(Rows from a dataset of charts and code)
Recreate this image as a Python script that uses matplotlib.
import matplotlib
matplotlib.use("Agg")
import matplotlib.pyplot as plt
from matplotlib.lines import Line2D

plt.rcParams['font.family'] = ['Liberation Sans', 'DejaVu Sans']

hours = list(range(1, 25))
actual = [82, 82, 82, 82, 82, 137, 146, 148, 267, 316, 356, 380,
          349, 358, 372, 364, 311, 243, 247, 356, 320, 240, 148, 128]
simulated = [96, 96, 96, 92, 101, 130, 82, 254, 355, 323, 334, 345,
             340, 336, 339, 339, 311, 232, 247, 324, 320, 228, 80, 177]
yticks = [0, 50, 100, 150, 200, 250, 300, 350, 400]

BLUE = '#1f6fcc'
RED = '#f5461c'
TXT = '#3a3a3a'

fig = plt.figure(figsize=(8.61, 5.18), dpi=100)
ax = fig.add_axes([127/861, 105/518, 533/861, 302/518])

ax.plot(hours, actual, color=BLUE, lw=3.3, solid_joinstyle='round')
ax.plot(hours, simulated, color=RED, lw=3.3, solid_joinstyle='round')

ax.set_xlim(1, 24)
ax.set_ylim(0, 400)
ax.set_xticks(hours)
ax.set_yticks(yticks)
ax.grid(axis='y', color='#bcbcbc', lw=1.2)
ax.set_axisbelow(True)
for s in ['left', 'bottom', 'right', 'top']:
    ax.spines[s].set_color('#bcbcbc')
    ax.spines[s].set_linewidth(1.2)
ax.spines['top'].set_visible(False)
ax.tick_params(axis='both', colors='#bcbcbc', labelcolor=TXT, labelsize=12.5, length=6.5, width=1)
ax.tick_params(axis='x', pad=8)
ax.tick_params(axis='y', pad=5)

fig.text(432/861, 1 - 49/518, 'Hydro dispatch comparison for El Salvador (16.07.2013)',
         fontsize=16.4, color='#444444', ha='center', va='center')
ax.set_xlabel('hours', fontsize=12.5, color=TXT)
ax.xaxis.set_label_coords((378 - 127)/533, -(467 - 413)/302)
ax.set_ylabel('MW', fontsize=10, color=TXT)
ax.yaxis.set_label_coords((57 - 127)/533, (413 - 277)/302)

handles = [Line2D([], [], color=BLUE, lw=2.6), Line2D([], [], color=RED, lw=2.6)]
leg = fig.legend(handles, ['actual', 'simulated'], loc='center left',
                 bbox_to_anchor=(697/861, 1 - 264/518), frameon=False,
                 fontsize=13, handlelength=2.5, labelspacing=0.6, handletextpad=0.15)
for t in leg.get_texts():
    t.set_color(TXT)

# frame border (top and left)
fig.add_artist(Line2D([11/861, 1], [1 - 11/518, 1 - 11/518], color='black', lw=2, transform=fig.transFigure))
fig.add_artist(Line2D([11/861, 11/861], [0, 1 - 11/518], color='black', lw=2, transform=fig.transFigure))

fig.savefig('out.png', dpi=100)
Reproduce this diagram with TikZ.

■ Given instruction ■
Starting at the first line of the records, print each line exactly, stopping after the line that contains "plt.rcParams['font.family'] = ['Liberation".

■ Result ■
Recreate this image as a Python script that uses matplotlib.
import matplotlib
matplotlib.use("Agg")
import matplotlib.pyplot as plt
from matplotlib.lines import Line2D

plt.rcParams['font.family'] = ['Liberation Sans', 'DejaVu Sans']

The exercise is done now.